Hepatic folate for rats given 0 mg/kg diet supplemental folate:

(2.7 ug total folates/g ww liver) x (1000 ng/1 ug) x (1/459.44 g total folates) = 5.877 nmol/g ww

(5.877 nmol/g ww) x 2500 = 14,693 nM = ~15 uM

Rats given 2 mg folate/kg bw/d: 7.3 ug/g ww = 39,722 nM = ~40 uM

Rats given 8 mg folate/kg bw/d: 9.3 ug/g ww = 50,605 nM = ~51 uM

Mammary tissue (I'm assuming it's roughly the same percent water as other cell types, but it's conceivable it's less for adipose tissue or mammary tissue overall, even if the target cell types for folates are epithelial cells in the mammary tissues):

Rats given 0 mg folate/kg diet: (69.2 ng total folates/g ww) x (1/459.44) x 2500 = 377 nM

Rats given 2 mg folate/kg diet: 110.3 ng/g ww = 600 nM

Rats given 8 mg folate/kg diet: 146.4 ng/g ww = 797 nM

Those data are pretty shocking and show that dietary folate can be generous by usual standards, when it comes to the scaled human doses, and still produce very low levels of intracellular total folates in mammary tissues.
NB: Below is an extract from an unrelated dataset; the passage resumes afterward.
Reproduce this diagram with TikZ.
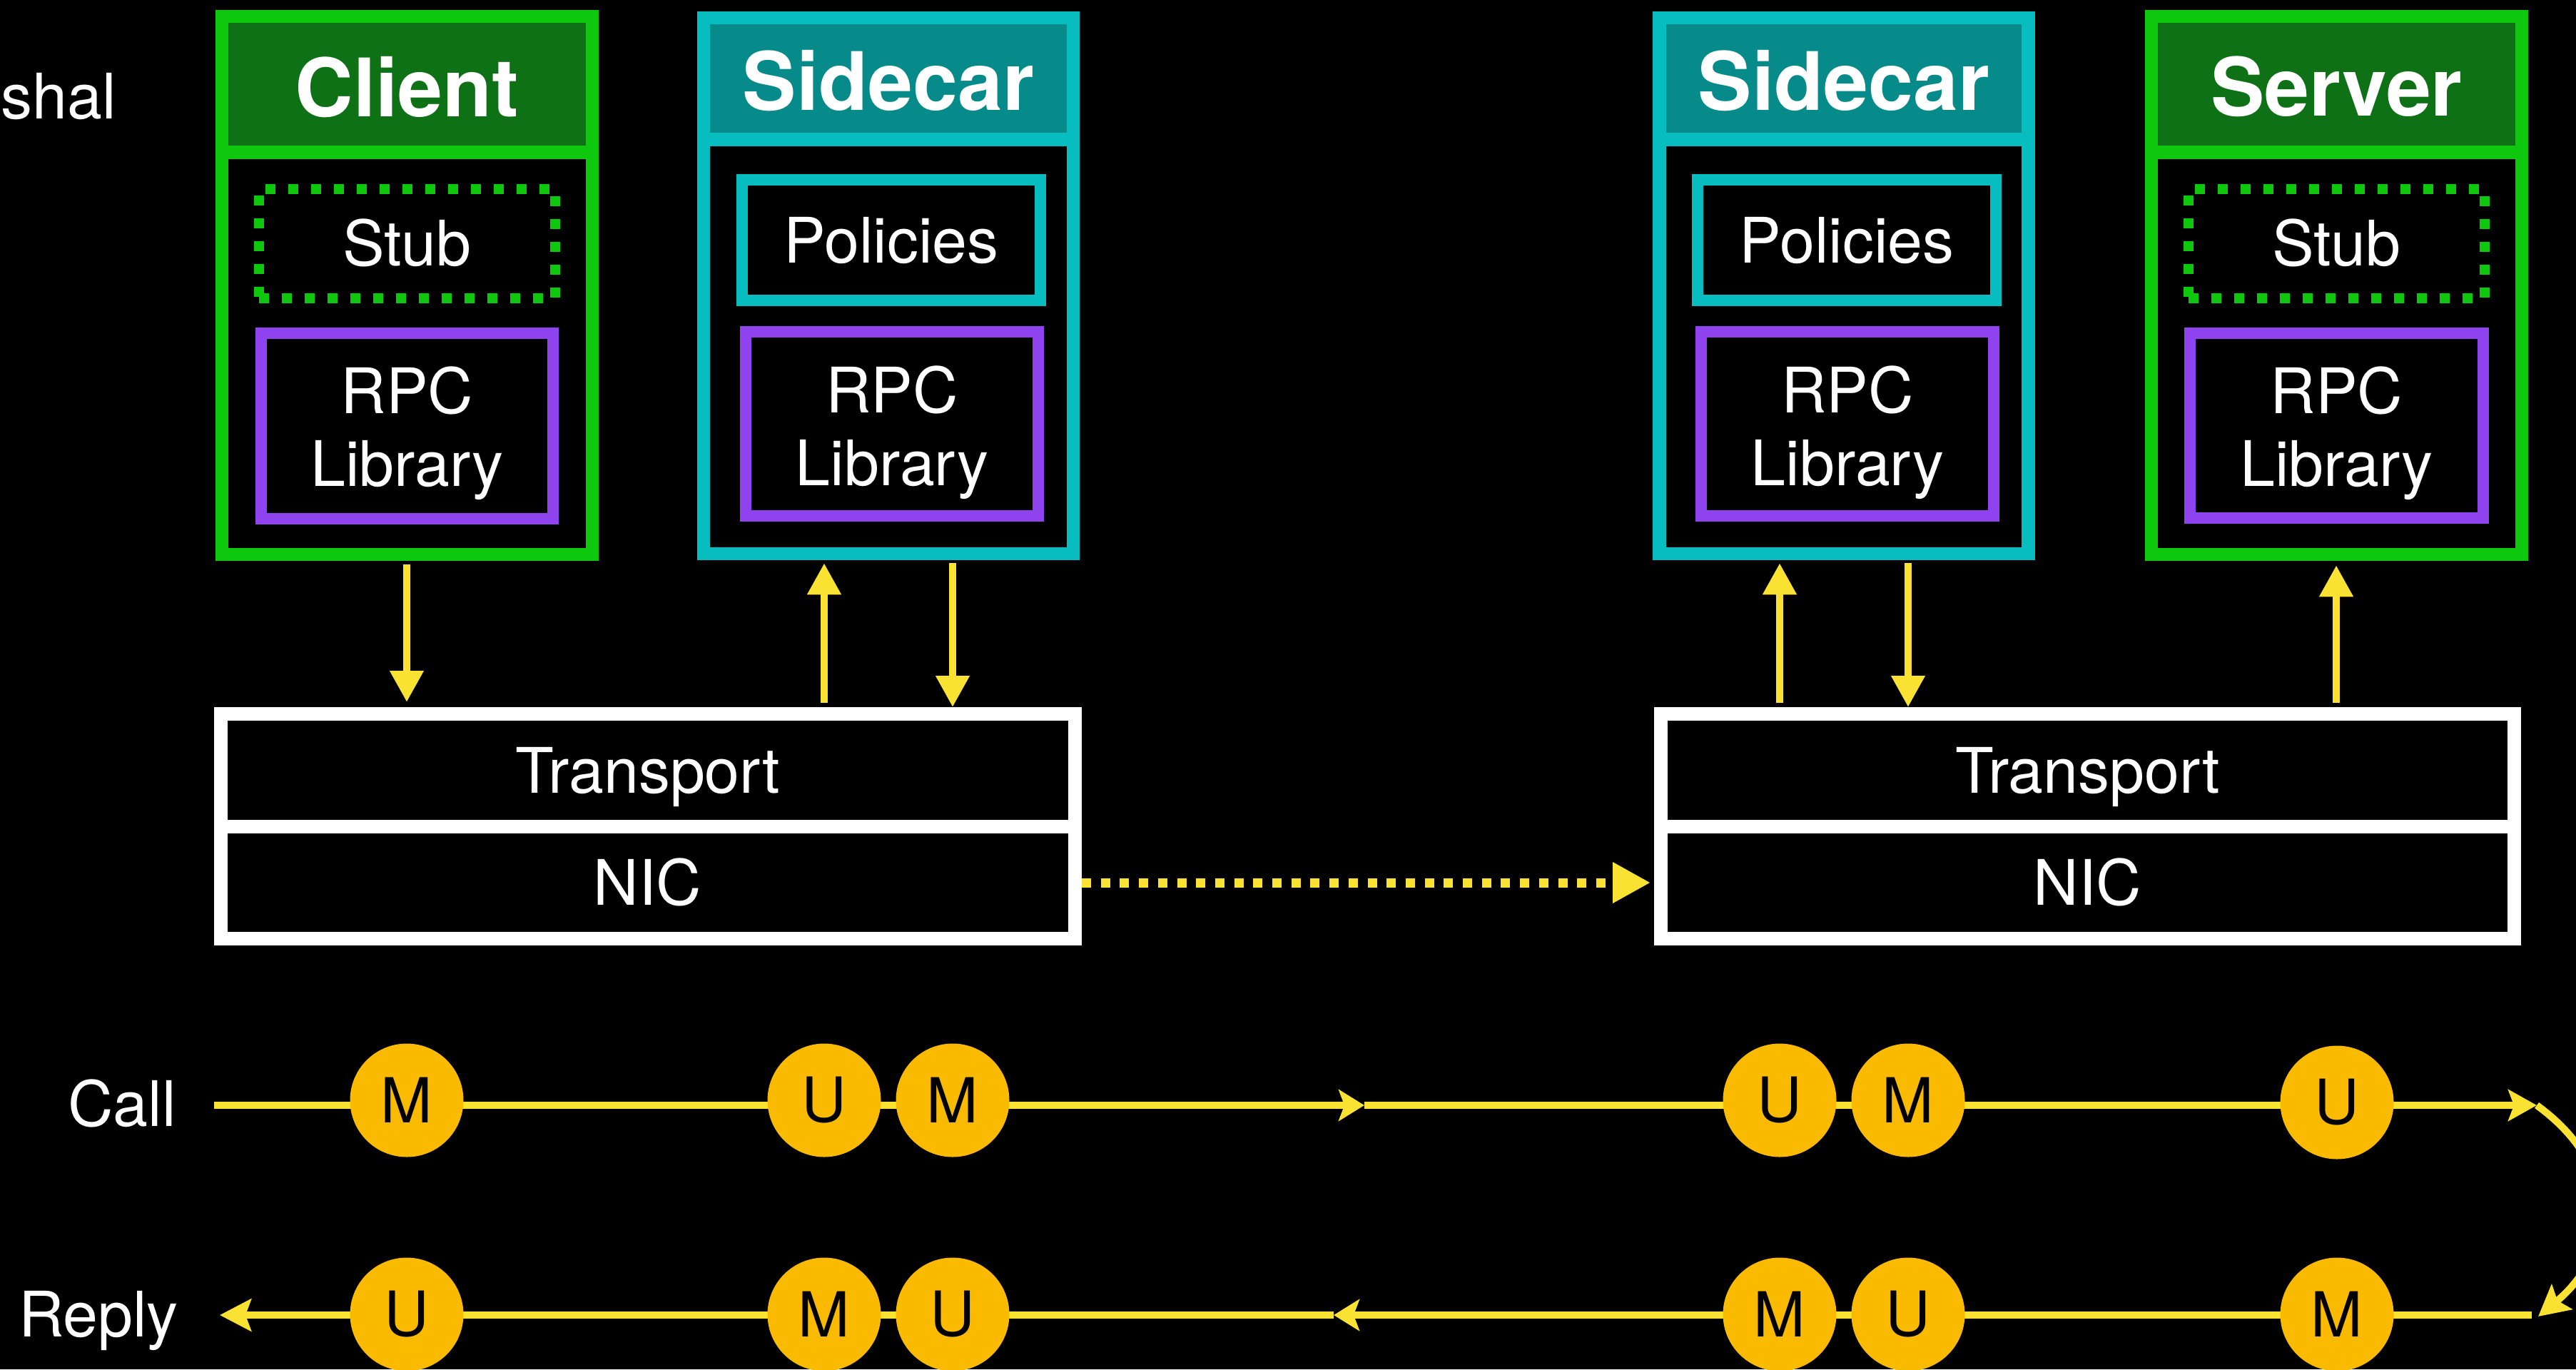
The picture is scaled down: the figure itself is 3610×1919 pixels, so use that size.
\documentclass[tikz,border=0pt]{standalone}
\usepackage{fontspec}
\setmainfont{TeX Gyre Heros}
\usetikzlibrary{arrows.meta}
\definecolor{cgreen}{HTML}{0DC80D}
\definecolor{cgreendk}{HTML}{0F7116}
\definecolor{cteal}{HTML}{07BDBF}
\definecolor{ctealdk}{HTML}{068A8A}
\definecolor{cpurple}{HTML}{8E43EE}
\definecolor{cyel}{HTML}{FAE232}
\definecolor{corange}{HTML}{F9BA00}
\begin{document}
\begin{tikzpicture}[x=1pt,y=-1pt,
  frame/.style={draw, rectangle, inner sep=0pt},
  outerbox/.style={frame, line width=18.5pt},
  innerbox/.style={frame, line width=16pt},
  stubbox/.style={frame, draw=cgreen, line width=14pt, dash pattern=on 14pt off 18pt},
  rpcbox/.style={innerbox, draw=cpurple},
  netbox/.style={frame, draw=white, line width=19pt, minimum width=1197.5pt},
  txt/.style={text=white, inner sep=0pt, font=\fontsize{88}{102}\selectfont},
  ttl/.style={text=white, inner sep=0pt, anchor=base, font=\fontsize{113}{132}\selectfont\bfseries},
  vflow/.style={draw=cyel, line width=10.5pt, -{Triangle[length=44pt,width=45pt]}},
  flow/.style={draw=cyel, line width=10pt},
  mu/.style={circle, fill=corange, inner sep=0pt, minimum size=159pt, text=black, font=\fontsize{87}{102}\selectfont}
]
\useasboundingbox (0,0) rectangle (3610,1919);
\fill[black] (0,0) rectangle (3610,1919);

% left cut-off label
\node[txt, anchor=base east] (marshal) at (163,166) {Marshal};

% Client
\node[outerbox, draw=cgreen, fill=cgreendk, minimum width=519pt, minimum height=190.5pt] (clienthdr) at (570.5,118.25) {};
\node[outerbox, draw=cgreen, minimum width=519pt, minimum height=754pt] (client) at (570.5,400) {};
\node[ttl] (clientt) at (570.5,163) {Client};
\node[stubbox, minimum width=415pt, minimum height=153pt] (cstub) at (570.5,341.5) {};
\node[txt, anchor=base] (cstubt) at (570.5,372) {Stub};
\node[rpcbox, minimum width=409pt, minimum height=260pt] (crpc) at (570.5,597) {};
\node[txt, align=center, anchor=north] (crpct) at (570.5,514) {RPC\\Library};

% Sidecar 1
\node[outerbox, draw=cteal, fill=ctealdk, minimum width=518pt, minimum height=170.5pt] (sc1hdr) at (1245,110.25) {};
\node[outerbox, draw=cteal, minimum width=518pt, minimum height=751pt] (sc1) at (1245,400.5) {};
\node[ttl] (sc1t) at (1245,154) {Sidecar};
\node[innerbox, draw=cteal, minimum width=418pt, minimum height=169pt] (sc1pol) at (1249,336.5) {};
\node[txt, anchor=base] (sc1polt) at (1249,368) {Policies};
\node[rpcbox, minimum width=410pt, minimum height=258pt] (sc1rpc) at (1250,594) {};
\node[txt, align=center, anchor=north] (sc1rpct) at (1250,513) {RPC\\Library};

% Sidecar 2
\node[outerbox, draw=cteal, fill=ctealdk, minimum width=517pt, minimum height=170.5pt] (sc2hdr) at (2584,110.25) {};
\node[outerbox, draw=cteal, minimum width=517pt, minimum height=751pt] (sc2) at (2584,400.5) {};
\node[ttl] (sc2t) at (2584,154) {Sidecar};
\node[innerbox, draw=cteal, minimum width=418pt, minimum height=169pt] (sc2pol) at (2588,336.5) {};
\node[txt, anchor=base] (sc2polt) at (2588,368) {Policies};
\node[rpcbox, minimum width=410pt, minimum height=258pt] (sc2rpc) at (2589,594) {};
\node[txt, align=center, anchor=north] (sc2rpct) at (2589,513) {RPC\\Library};

% Server
\node[outerbox, draw=cgreen, fill=cgreendk, minimum width=519pt, minimum height=190.5pt] (serverhdr) at (3274.5,118.25) {};
\node[outerbox, draw=cgreen, minimum width=519pt, minimum height=754pt] (server) at (3274.5,400) {};
\node[ttl] (servert) at (3274.5,162) {Server};
\node[stubbox, minimum width=415pt, minimum height=153pt] (sstub) at (3274.5,341.5) {};
\node[txt, anchor=base] (sstubt) at (3274.5,372) {Stub};
\node[rpcbox, minimum width=411pt, minimum height=259pt] (srpc) at (3274.5,596.5) {};
\node[txt, align=center, anchor=north] (srpct) at (3274.5,514) {RPC\\Library};

% Transport / NIC stacks
\node[netbox, minimum height=158pt] (tp1) at (907.75,1079.5) {};
\node[netbox, minimum height=157pt] (nic1) at (907.75,1237) {};
\node[txt, anchor=base] (tp1t) at (907.75,1111.5) {Transport};
\node[txt, anchor=base] (nic1t) at (907.75,1268) {NIC};
\node[netbox, minimum height=158pt, minimum width=1196pt] (tp2) at (2925.5,1079.5) {};
\node[netbox, minimum height=157pt, minimum width=1196pt] (nic2) at (2925.5,1237) {};
\node[txt, anchor=base] (tp2t) at (2925.5,1111.5) {Transport};
\node[txt, anchor=base] (nic2t) at (2925.5,1268) {NIC};

% vertical arrows
\coordinate (xc) at (570,0);
\coordinate (x1u) at (1155,0);
\coordinate (x1d) at (1335,0);
\coordinate (x2u) at (2494,0);
\coordinate (x2d) at (2674,0);
\coordinate (xs) at (3274,0);
\draw[vflow, shorten <=5pt, shorten >=7pt] (xc |- client.south) -- (xc |- tp1.north);
\draw[vflow, shorten <=6pt, shorten >=4pt] (x1u |- tp1.north) -- (x1u |- sc1.south);
\draw[vflow, shorten <=4pt] (x1d |- sc1.south) -- (x1d |- tp1.north);
\draw[vflow, shorten <=6pt, shorten >=4pt] (x2u |- tp2.north) -- (x2u |- sc2.south);
\draw[vflow, shorten <=4pt] (x2d |- sc2.south) -- (x2d |- tp2.north);
\draw[vflow, shorten <=6pt, shorten >=6pt] (xs |- tp2.north) -- (xs |- server.south);

% network link
\draw[draw=cyel, line width=13pt, dash pattern=on 13pt off 13.7pt, -{Triangle[length=53pt,width=54pt]}, shorten >=5pt] (nic1.east) -- (nic2.west);

% call / reply lines
\coordinate (cs) at (300,1549);
\coordinate (cm) at (1912,1549);
\coordinate (ce) at (3555,1549);
\coordinate (re) at (3548,1843);
\coordinate (rm) at (1869,1843);
\coordinate (rs) at (308,1843);
\coordinate (rc) at (3557,1845);
\draw[flow, -{Stealth[length=36pt,width=44pt,inset=8pt]}] (cs) -- (cm);
\draw[flow, -{Stealth[length=40pt,width=44pt,inset=8pt]}] (cm) -- (ce);
\draw[flow, -{Stealth[length=43pt,width=45pt,inset=8pt]}] (ce) .. controls (3680,1640) and (3660,1760) .. (rc);
\draw[flow, -{Stealth[length=36pt,width=44pt,inset=8pt]}] (re) -- (rm);
\draw[flow, -{Stealth[length=44pt,width=45pt,inset=8pt]}] (rm) -- (rs);

\node[txt, anchor=base east] (call) at (247,1578) {Call};
\node[txt, anchor=base east] (reply) at (250,1873) {Reply};

% marshal / unmarshal steps
\node[mu] (c1) at (570,1542) {M};
\node[mu] (c2) at (1155,1542) {U};
\node[mu] (c3) at (1335,1542) {M};
\node[mu] (c4) at (2494,1542) {U};
\node[mu] (c5) at (2674,1542) {M};
\node[mu] (c6) at (3275,1545) {U};
\node[mu] (r1) at (570,1842) {U};
\node[mu] (r2) at (1155,1842) {M};
\node[mu] (r3) at (1335,1842) {U};
\node[mu] (r4) at (2494,1842) {M};
\node[mu] (r5) at (2674,1842) {U};
\node[mu] (r6) at (3275,1842) {M};
\end{tikzpicture}
\end{document}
Those levels wouldn't support basic functions of the folate cycle, given that the folate-cofactor-dependent enzymes are thought to not be able to sustain activities below an intracellular concentration of about 5 uM (cited in my paper--I don't feel like linking to the reference). The intracellular values for the liver are not that far off other values. They're actually double the levels in the other study I went through, but there's considerable variation in human studies also. The liver values are more than adequate, when you just look at the crude, overall values (that don't tell you about the ratios of the different folate-derived coenzymes). But the values for the mammary tissue are shockingly low.

Those data are not consistent with the idea that extrahepatic tissues can efficiently regulate their intracellular folate levels in response to minor increases in serum folate or dosages of supplemental folate. Those data also have implications for breast cancer prevention strategies, even though it's just one study. It's a great animal study, though.